» **Exercise details**
Set down word for word each line from the start of the listing through the line that contains "Chart.register(...registerables);", both included.

○ ○ ○

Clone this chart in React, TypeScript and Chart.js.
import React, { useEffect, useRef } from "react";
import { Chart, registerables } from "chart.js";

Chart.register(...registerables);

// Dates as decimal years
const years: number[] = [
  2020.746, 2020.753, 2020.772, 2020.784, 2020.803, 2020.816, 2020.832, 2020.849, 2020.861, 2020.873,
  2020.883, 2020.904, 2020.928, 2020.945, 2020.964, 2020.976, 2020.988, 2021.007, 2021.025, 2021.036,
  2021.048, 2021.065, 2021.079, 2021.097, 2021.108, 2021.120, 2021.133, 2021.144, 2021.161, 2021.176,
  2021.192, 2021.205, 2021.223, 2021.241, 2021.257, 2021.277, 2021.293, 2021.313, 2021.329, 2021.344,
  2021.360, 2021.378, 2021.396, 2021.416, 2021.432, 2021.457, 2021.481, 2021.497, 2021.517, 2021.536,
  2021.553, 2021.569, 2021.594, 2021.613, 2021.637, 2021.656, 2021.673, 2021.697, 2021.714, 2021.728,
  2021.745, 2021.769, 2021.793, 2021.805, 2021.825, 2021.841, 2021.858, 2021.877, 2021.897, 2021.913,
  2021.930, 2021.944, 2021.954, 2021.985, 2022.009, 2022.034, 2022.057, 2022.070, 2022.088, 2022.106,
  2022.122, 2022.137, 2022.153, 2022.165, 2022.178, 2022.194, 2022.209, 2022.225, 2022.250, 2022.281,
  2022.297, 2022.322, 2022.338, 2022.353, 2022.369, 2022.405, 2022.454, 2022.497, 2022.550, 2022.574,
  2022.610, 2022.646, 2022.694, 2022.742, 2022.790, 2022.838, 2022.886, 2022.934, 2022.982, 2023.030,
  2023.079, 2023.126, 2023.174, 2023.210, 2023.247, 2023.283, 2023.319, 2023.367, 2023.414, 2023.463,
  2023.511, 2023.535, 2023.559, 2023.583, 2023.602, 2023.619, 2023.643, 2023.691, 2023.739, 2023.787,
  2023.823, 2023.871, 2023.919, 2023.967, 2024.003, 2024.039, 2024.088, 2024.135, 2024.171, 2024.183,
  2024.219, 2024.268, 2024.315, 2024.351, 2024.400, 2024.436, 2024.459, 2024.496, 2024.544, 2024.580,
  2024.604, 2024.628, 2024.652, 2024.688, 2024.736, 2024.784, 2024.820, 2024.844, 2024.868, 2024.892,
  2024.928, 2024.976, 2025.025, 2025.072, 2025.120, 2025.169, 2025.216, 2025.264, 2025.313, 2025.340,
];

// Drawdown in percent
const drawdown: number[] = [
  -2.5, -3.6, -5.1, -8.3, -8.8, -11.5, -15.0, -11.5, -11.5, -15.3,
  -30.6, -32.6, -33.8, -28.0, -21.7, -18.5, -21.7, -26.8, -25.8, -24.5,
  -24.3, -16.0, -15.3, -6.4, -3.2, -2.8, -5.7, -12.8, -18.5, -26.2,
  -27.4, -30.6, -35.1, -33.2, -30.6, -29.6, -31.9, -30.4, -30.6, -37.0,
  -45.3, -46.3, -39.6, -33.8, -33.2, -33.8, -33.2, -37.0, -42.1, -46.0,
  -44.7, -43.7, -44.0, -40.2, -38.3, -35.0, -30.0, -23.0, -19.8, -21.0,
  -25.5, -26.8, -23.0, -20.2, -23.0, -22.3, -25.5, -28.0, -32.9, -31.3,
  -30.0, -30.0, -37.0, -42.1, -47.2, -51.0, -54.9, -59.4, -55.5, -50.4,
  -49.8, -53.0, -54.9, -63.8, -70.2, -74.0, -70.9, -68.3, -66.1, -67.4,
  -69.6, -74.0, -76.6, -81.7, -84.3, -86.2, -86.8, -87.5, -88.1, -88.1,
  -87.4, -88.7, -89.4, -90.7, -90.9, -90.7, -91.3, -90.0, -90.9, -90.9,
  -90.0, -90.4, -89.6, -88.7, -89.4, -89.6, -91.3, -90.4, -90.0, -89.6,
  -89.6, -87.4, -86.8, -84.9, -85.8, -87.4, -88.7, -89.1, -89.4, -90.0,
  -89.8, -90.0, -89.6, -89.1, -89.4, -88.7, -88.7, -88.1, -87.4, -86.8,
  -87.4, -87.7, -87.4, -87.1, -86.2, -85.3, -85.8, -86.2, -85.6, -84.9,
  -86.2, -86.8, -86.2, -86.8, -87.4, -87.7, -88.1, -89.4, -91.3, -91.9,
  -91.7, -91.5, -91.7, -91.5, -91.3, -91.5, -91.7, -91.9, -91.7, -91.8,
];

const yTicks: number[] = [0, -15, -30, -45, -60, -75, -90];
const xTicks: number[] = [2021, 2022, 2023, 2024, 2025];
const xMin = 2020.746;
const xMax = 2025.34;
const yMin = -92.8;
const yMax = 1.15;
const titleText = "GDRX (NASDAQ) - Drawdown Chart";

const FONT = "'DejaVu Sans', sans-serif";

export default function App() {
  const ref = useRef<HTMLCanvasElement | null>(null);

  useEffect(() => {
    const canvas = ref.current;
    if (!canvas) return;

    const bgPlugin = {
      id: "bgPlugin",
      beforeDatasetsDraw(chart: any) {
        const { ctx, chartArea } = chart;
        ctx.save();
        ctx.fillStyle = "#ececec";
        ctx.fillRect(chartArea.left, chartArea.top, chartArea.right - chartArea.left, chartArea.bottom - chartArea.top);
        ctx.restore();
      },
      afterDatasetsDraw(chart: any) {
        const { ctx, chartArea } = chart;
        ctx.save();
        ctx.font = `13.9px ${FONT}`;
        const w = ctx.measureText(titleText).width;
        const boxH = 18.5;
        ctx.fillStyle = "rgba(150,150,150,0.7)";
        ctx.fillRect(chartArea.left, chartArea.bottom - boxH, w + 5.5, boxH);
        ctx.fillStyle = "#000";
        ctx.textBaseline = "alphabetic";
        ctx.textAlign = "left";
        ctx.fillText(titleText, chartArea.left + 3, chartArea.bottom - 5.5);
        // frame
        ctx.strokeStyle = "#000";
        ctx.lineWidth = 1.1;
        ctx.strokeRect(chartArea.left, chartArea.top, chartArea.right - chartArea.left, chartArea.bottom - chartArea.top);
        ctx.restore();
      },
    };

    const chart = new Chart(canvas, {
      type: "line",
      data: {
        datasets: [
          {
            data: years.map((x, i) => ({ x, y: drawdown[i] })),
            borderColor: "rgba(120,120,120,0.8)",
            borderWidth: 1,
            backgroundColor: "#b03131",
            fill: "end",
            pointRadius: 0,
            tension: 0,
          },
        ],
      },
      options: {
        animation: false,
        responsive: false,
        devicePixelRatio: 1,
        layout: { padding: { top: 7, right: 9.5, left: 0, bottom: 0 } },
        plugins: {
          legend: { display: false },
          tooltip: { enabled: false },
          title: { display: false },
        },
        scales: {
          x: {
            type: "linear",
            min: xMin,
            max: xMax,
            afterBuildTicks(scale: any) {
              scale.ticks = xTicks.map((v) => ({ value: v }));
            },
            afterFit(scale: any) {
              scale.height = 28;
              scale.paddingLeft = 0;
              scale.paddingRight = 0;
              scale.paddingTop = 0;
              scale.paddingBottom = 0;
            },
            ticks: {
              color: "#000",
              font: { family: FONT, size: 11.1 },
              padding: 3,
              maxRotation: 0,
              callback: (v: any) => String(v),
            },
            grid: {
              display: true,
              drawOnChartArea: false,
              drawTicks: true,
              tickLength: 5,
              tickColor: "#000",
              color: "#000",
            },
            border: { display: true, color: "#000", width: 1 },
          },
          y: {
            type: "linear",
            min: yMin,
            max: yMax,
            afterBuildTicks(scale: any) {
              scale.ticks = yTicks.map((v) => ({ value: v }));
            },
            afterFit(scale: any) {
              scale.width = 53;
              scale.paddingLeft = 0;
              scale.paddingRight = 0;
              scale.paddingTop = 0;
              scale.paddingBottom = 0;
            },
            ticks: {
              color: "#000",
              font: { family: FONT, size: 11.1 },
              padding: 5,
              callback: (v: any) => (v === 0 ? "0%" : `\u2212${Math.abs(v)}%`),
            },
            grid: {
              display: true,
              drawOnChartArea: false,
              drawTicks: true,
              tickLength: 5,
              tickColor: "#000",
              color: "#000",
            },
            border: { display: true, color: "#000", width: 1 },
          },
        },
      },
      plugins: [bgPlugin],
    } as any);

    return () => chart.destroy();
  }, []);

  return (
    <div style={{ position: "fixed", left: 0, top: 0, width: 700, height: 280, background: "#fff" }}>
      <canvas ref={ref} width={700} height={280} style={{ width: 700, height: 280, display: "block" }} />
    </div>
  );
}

○ ○ ○

» **Exercise result**
Clone this chart in React, TypeScript and Chart.js.
import React, { useEffect, useRef } from "react";
import { Chart, registerables } from "chart.js";

Chart.register(...registerables);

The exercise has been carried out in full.